CH: ソロは自分自身の実存的な欲求にしたがって思考を音にする作業であり、自分の内面 とのコミュニケーションと言えます。ちょうどいまkrankyからリリースした"Minima Moralia"に続くソロの2枚目を作っていて、 8割程完成した状態です。今年の1月にはアメリカのべリングハムでのフェスティヴァルに呼ばれ、サン・フランシスコの 会場でもソロ・ライヴを演りました。日本ではお客さんの反応が得られないことがほとんどですが、アメリカでは演奏後に たくさんの人から熱心に話しかけられ、よく言われているような日本と海外の反応の違いを感じました。最近では、 ドイツの映画監督Matthias Hicksteinからコンタクトがあり、彼の短編映画に書き下ろしの曲を提供したほか、今年公開予定の 木村威夫監督の映画に音楽で参加しています。映画音楽には興味があり、今後は機会を増やしていきたいと考えています。 それから、アメリカのダンス・カンパニーから楽曲をダンスに使いたいとのオファーがあり、やりとりをしているところです。 いつか舞踏とコラボレーションしたいとも考えています。ライヴ時の映像に関しては、以前にもOpitopeのライヴで友人が VJスタイルで映像を付けてくれることがありましたが、むしろ自分でやった方がいいのではないかという考えから、最近の ソロ・ライヴでは自分で撮った映像を使うこともあります。音に動きはあるので、固定した画角の中で微妙に変化する映像 でも十分ではないかと感じています。ソロ以外では、asunaと伊達との3人のコラボレーション・アルバムが完成に 近づいており、アメリカのCorey Fullerと伊達との3人のユニットの作品もほぼ最終ミックスを残すのみです。
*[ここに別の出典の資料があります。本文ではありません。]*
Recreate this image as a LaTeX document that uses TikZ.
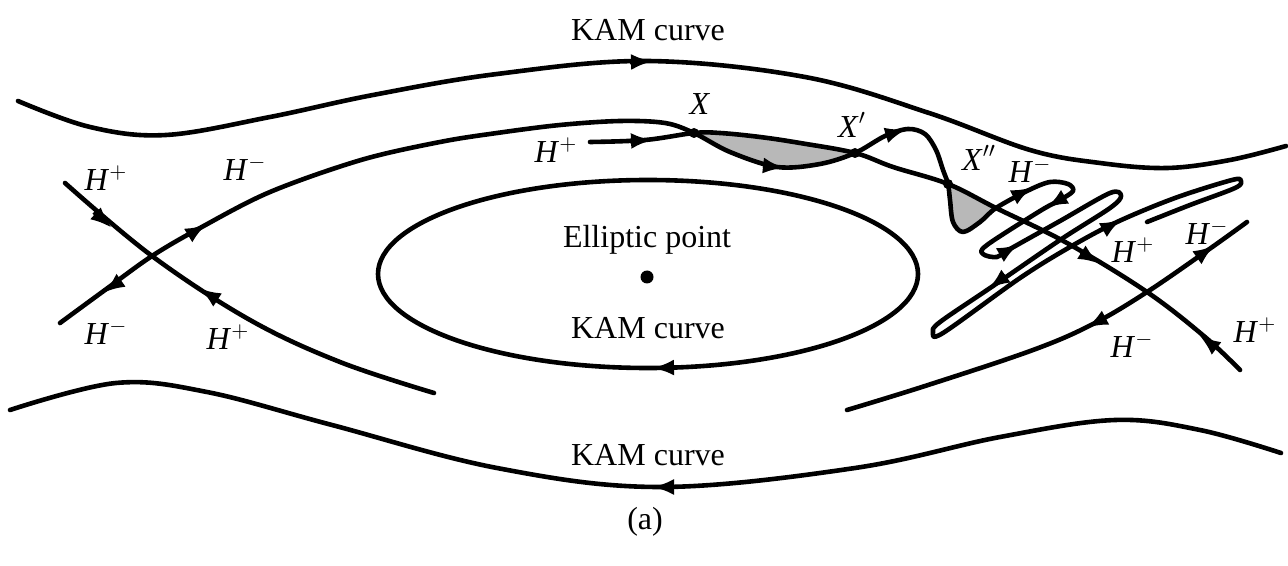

最近始めた プロジェクトとしては、ヴォーカリスト佐立努とのデュオ、それから、ドラマーJimanica、ベーシスト千葉広樹と3人での 即興やジャズの要素を取り入れたバンドがあります。また前述のCorey Fullerとの、フィールド・レコーディングと民族楽器 を素材にしたコラボレーションも進行中です。
DT: 先日アメリカを旅行した際に立ち寄ったベリングハムの大きな教会で、 真夜中にCorey Fullerと二人で、パイプ・オルガン、グランド・ピアノ、パーカッション、ダルシマーなどを思う存分演奏 してきました。その録音を二人でミックスして何人かの知人に聞かせたところ、あるレーベルがリリースに興味を示して くれました。そのうちの1曲がシアトルのYann Novakが主宰するDragon's Eyeのコンピレーション"Cotton"に収録されました。 今のところ8曲ほど出来ていて、今年の夏くらいには完成させたいと思っています。それから、短歌の歌人の一ノ関忠人さん、 舞踏家の朝吹真秀さんと3人で「言霊」についてのプロジェクトを進めています。朝吹さんはガラス職人でもあり、 今ガラスで僕の楽器を作ってくれています。9月には僕がその楽器を使い、3人でライヴを演る予定です。一ノ関さんの朗読 とのコラボレーション曲"原初の旅"も"Cotton"の1曲目に収録されています。前述の音楽と身体の関係については、来年から 研究室で具体的な実験を始める予定です。「音楽は全身に作用するという点で、他のあらゆる芸術に比べ優れている」という 昔の哲学者たちの言葉の影響もあります。音楽の、脳を介さない身体への影響を研究し、音楽が人類に与える影響の汎用性・ 再現性を科学的なプロセスで見つけたいと思っています。